WHAT NEEDS TO BE DONE: Copy all the data exactly, except the pictures.

#### MATERIAL PROVIDED ####

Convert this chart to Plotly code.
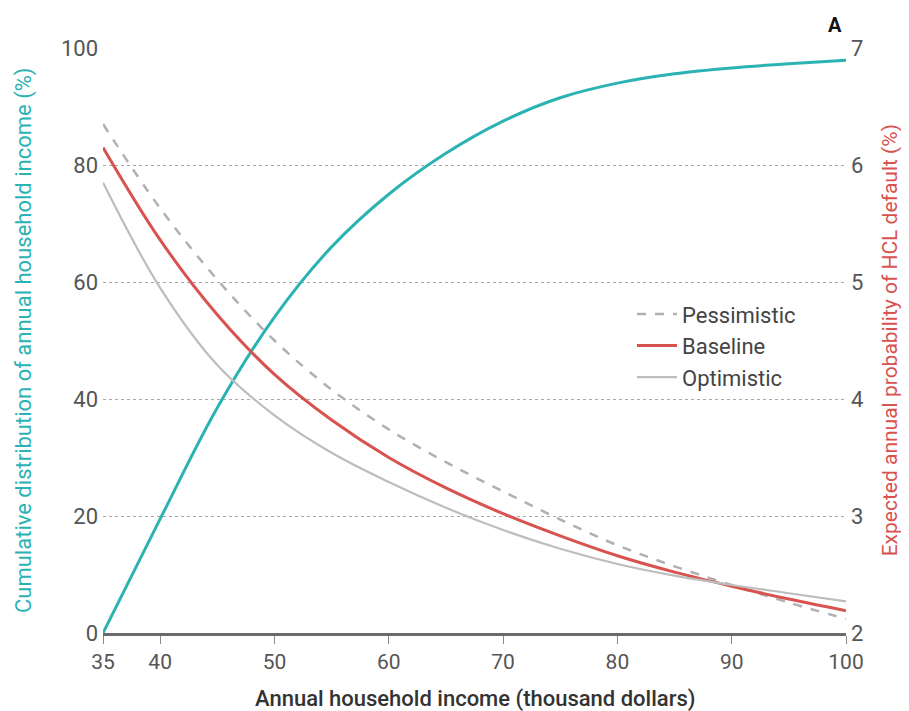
import plotly.graph_objects as go

# Data
income = [35, 40, 45, 50, 55, 60, 65, 70, 75, 80, 85, 90, 95, 100]

cdf_values = [0, 19.5, 38.5, 54, 66, 75, 82, 87.5, 91.5, 94, 95.6, 96.6, 97.3, 97.9]

pessimistic = [6.35, 5.63, 5.02, 4.50, 4.08, 3.74, 3.46, 3.21, 2.97, 2.75, 2.57, 2.41, 2.26, 2.12]
baseline = [6.15, 5.36, 4.72, 4.21, 3.82, 3.50, 3.24, 3.02, 2.83, 2.66, 2.52, 2.40, 2.29, 2.19]
optimistic = [5.85, 4.95, 4.29, 3.86, 3.54, 3.29, 3.07, 2.88, 2.72, 2.59, 2.49, 2.41, 2.34, 2.27]

x_ticks = [35, 40, 50, 60, 70, 80, 90, 100]
left_ticks = [0, 20, 40, 60, 80, 100]
right_ticks = [2, 3, 4, 5, 6, 7]

TEAL = "#2bb3b3"
RED = "#d8524f"
GRAY_OPT = "#bdbdbd"
GRAY_PES = "#b0b0b0"
FONT = "Roboto, Liberation Sans, sans-serif"

fig = go.Figure()

fig.add_trace(go.Scatter(x=income, y=cdf_values, mode="lines", yaxis="y",
                         line=dict(color=TEAL, width=3, shape="spline", smoothing=1),
                         showlegend=False, name="Cumulative"))
fig.add_trace(go.Scatter(x=income, y=pessimistic, mode="lines", yaxis="y2",
                         line=dict(color=GRAY_PES, width=2.5, dash="dash", shape="spline"),
                         name="Pessimistic"))
fig.add_trace(go.Scatter(x=income, y=baseline, mode="lines", yaxis="y2",
                         line=dict(color=RED, width=3, shape="spline"),
                         name="Baseline"))
fig.add_trace(go.Scatter(x=income, y=optimistic, mode="lines", yaxis="y2",
                         line=dict(color=GRAY_OPT, width=2.2, shape="spline"),
                         name="Optimistic"))

fig.update_layout(
    width=901, height=703,
    margin=dict(l=95, r=63, t=40, b=78),
    paper_bgcolor="white", plot_bgcolor="white",
    font=dict(family=FONT, color="#555555", size=21),
    xaxis=dict(range=[35, 100], tickvals=x_ticks, showgrid=False, zeroline=False,
               showline=True, linecolor="#6b6b6b", linewidth=3,
               ticks="outside", ticklen=8, tickcolor="#888888", tickwidth=1,
               tickfont=dict(size=21, color="#555555")),
    yaxis=dict(range=[0, 100], tickvals=left_ticks, showgrid=True,
               gridcolor="#a8a8a8", griddash="dot", gridwidth=1.2,
               zeroline=False, showline=False, ticks="", ticklabelstandoff=4,
               tickfont=dict(size=22, color="#555555")),
    yaxis2=dict(range=[2, 7], tickvals=right_ticks, overlaying="y", side="right",
                showgrid=False, zeroline=False, showline=False, ticks="",
                ticklabelstandoff=4,
                tickfont=dict(size=22, color="#555555")),
    legend=dict(x=0.712, y=0.581, xanchor="left", yanchor="top",
                bgcolor="rgba(0,0,0,0)", font=dict(size=22, color="#444444"),
                tracegroupgap=0, itemwidth=40),
    showlegend=True,
)

fig.add_annotation(text="Cumulative distribution of annual household income (%)",
                   xref="paper", yref="paper", x=-0.107, y=0.5, xanchor="center",
                   yanchor="middle", textangle=-90, showarrow=False,
                   font=dict(size=22, color=TEAL, family=FONT))
fig.add_annotation(text="Expected annual probability of HCL default (%)",
                   xref="paper", yref="paper", x=1.059, y=0.5, xanchor="center",
                   yanchor="middle", textangle=-90, showarrow=False,
                   font=dict(size=21, color=RED, family=FONT))
fig.add_annotation(text="Annual household income (thousand dollars)",
                   xref="paper", yref="paper", x=0.5, y=-0.112, xanchor="center",
                   yanchor="middle", showarrow=False,
                   font=dict(size=22, color="#333333", family=FONT, weight=500))
fig.add_annotation(text="<b>A</b>", xref="paper", yref="paper", x=0.985, y=1.04,
                   xanchor="center", yanchor="middle", showarrow=False,
                   font=dict(size=20, color="#111111", family=FONT))

fig.write_html("out.html")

####

CORRECT RESULT:
Convert this chart to Plotly code.
import plotly.graph_objects as go

# Data
income = [35, 40, 45, 50, 55, 60, 65, 70, 75, 80, 85, 90, 95, 100]

cdf_values = [0, 19.5, 38.5, 54, 66, 75, 82, 87.5, 91.5, 94, 95.6, 96.6, 97.3, 97.9]

pessimistic = [6.35, 5.63, 5.02, 4.50, 4.08, 3.74, 3.46, 3.21, 2.97, 2.75, 2.57, 2.41, 2.26, 2.12]
baseline = [6.15, 5.36, 4.72, 4.21, 3.82, 3.50, 3.24, 3.02, 2.83, 2.66, 2.52, 2.40, 2.29, 2.19]
optimistic = [5.85, 4.95, 4.29, 3.86, 3.54, 3.29, 3.07, 2.88, 2.72, 2.59, 2.49, 2.41, 2.34, 2.27]

x_ticks = [35, 40, 50, 60, 70, 80, 90, 100]
left_ticks = [0, 20, 40, 60, 80, 100]
right_ticks = [2, 3, 4, 5, 6, 7]

TEAL = "#2bb3b3"
RED = "#d8524f"
GRAY_OPT = "#bdbdbd"
GRAY_PES = "#b0b0b0"
FONT = "Roboto, Liberation Sans, sans-serif"

fig = go.Figure()

fig.add_trace(go.Scatter(x=income, y=cdf_values, mode="lines", yaxis="y",
                         line=dict(color=TEAL, width=3, shape="spline", smoothing=1),
                         showlegend=False, name="Cumulative"))
fig.add_trace(go.Scatter(x=income, y=pessimistic, mode="lines", yaxis="y2",
                         line=dict(color=GRAY_PES, width=2.5, dash="dash", shape="spline"),
                         name="Pessimistic"))
fig.add_trace(go.Scatter(x=income, y=baseline, mode="lines", yaxis="y2",
                         line=dict(color=RED, width=3, shape="spline"),
                         name="Baseline"))
fig.add_trace(go.Scatter(x=income, y=optimistic, mode="lines", yaxis="y2",
                         line=dict(color=GRAY_OPT, width=2.2, shape="spline"),
                         name="Optimistic"))

fig.update_layout(
    width=901, height=703,
    margin=dict(l=95, r=63, t=40, b=78),
    paper_bgcolor="white", plot_bgcolor="white",
    font=dict(family=FONT, color="#555555", size=21),
    xaxis=dict(range=[35, 100], tickvals=x_ticks, showgrid=False, zeroline=False,
               showline=True, linecolor="#6b6b6b", linewidth=3,
               ticks="outside", ticklen=8, tickcolor="#888888", tickwidth=1,
               tickfont=dict(size=21, color="#555555")),
    yaxis=dict(range=[0, 100], tickvals=left_ticks, showgrid=True,
               gridcolor="#a8a8a8", griddash="dot", gridwidth=1.2,
               zeroline=False, showline=False, ticks="", ticklabelstandoff=4,
               tickfont=dict(size=22, color="#555555")),
    yaxis2=dict(range=[2, 7], tickvals=right_ticks, overlaying="y", side="right",
                showgrid=False, zeroline=False, showline=False, ticks="",
                ticklabelstandoff=4,
                tickfont=dict(size=22, color="#555555")),
    legend=dict(x=0.712, y=0.581, xanchor="left", yanchor="top",
                bgcolor="rgba(0,0,0,0)", font=dict(size=22, color="#444444"),
                tracegroupgap=0, itemwidth=40),
    showlegend=True,
)

fig.add_annotation(text="Cumulative distribution of annual household income (%)",
                   xref="paper", yref="paper", x=-0.107, y=0.5, xanchor="center",
                   yanchor="middle", textangle=-90, showarrow=False,
                   font=dict(size=22, color=TEAL, family=FONT))
fig.add_annotation(text="Expected annual probability of HCL default (%)",
                   xref="paper", yref="paper", x=1.059, y=0.5, xanchor="center",
                   yanchor="middle", textangle=-90, showarrow=False,
                   font=dict(size=21, color=RED, family=FONT))
fig.add_annotation(text="Annual household income (thousand dollars)",
                   xref="paper", yref="paper", x=0.5, y=-0.112, xanchor="center",
                   yanchor="middle", showarrow=False,
                   font=dict(size=22, color="#333333", family=FONT, weight=500))
fig.add_annotation(text="<b>A</b>", xref="paper", yref="paper", x=0.985, y=1.04,
                   xanchor="center", yanchor="middle", showarrow=False,
                   font=dict(size=20, color="#111111", family=FONT))

fig.write_html("out.html")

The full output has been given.